Umi de oyoide imashita: I agree with SLTD; this is the most usual and neutral usage.
Umi wo oyoide imashita: When verbs like oyogu (swim), hashiru (run), tobu (fly) are used with "wo", they express certain sense of direction/progress/purpose.  When you go to a beach and enjoy bathing, it's "umi *de* oyogu".  If you are trying to cross Strait of Dover by swimming, then it's "umi *wo* oyogu".  For "fish swim in the sea", we say "sakana ga umi *wo* oyogu" but not "sakana ga umi *de* oyogu".
Umi no naka ni oyoide imashita: Sounds unnatural to me.  SLTD's is one way to interpret it, I guess.
Umi no naka de oyoide imashita: This also sounds unnatural to me. "Umi no naka" means under the sea, and it doesn't go well with the casual-ness/neutral-ness of "de". To me, "umi no naka *wo* oyoide imashita" sounds far more natural and likely.


----------



## 810senior

L.gray said:


> - Umi de oyoide imashita,
> - Umi wo oyoide imashita,  (the particle wo can be used to indicate the _direction_, as in yama-wo aruk-u[to walk in the mountain], sora-wo tob-u[fly through the sky])
> - Umi no naka ni oyoide imashita, (perhaps allowable but that's not commonly said)
> - Umi no naka de oyoide imashita.


----------



## frequency

L.gray said:


> And aside from that, can anyone explain to me the difference in meaning of the following sentences:
> Umi no naka ni oyoide imashita,
> Umi no naka de oyoide imashita.


Good, but think like this:
'Naka' can use both _ni_ and _de_. I guess that's why you wondered.

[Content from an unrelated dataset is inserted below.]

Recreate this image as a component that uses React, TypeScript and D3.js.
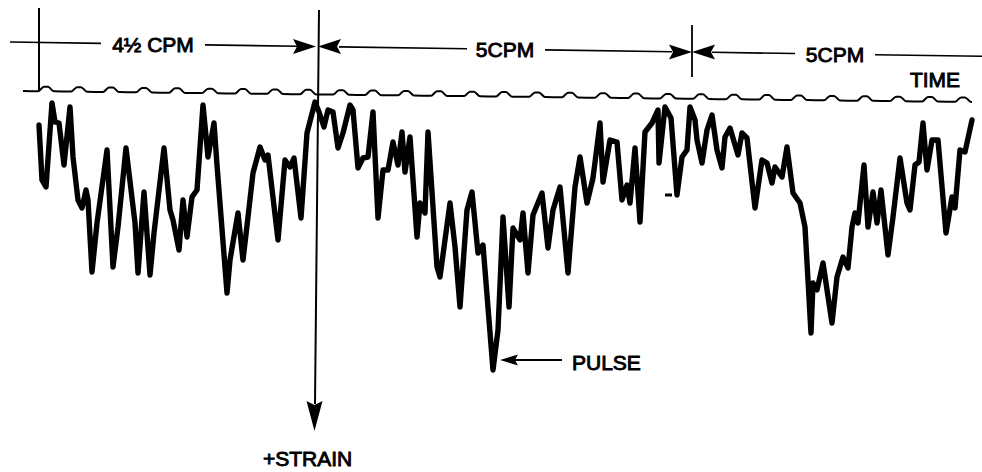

And when you say
Naka _ oyogu, we usually use de. Why? It's something similar to a rule.



> Umi de oyoide imashita,
> - Umi wo oyoide imashita,


This is as well. 'Oyogu' can use both _wo_ and _de_, so the two are very correct and you can say both. _Umi de oyogu_ and _Umi wo oyogu_ have the same meaning.


----------



## rainicornsan

Does it have anything to do with the fact that wo is also used to express a motion through something (crossing something)?


----------



## DaylightDelight

rainicornsan said:


> Does it have anything to do with the fact that wo is also used to express a motion through something (crossing something)?


Exactly.  So "wo" gives the impression of motion/direction/purpose to the sentence.


----------



## frequency

rainicornsan said:


> Does it have anything to do with the fact that wo is also used to express a motion through something (crossing something)?


That a bit depends on the verb, but likely. This thread may be good for you.


----------



## rainicornsan

Thanks everyone


----------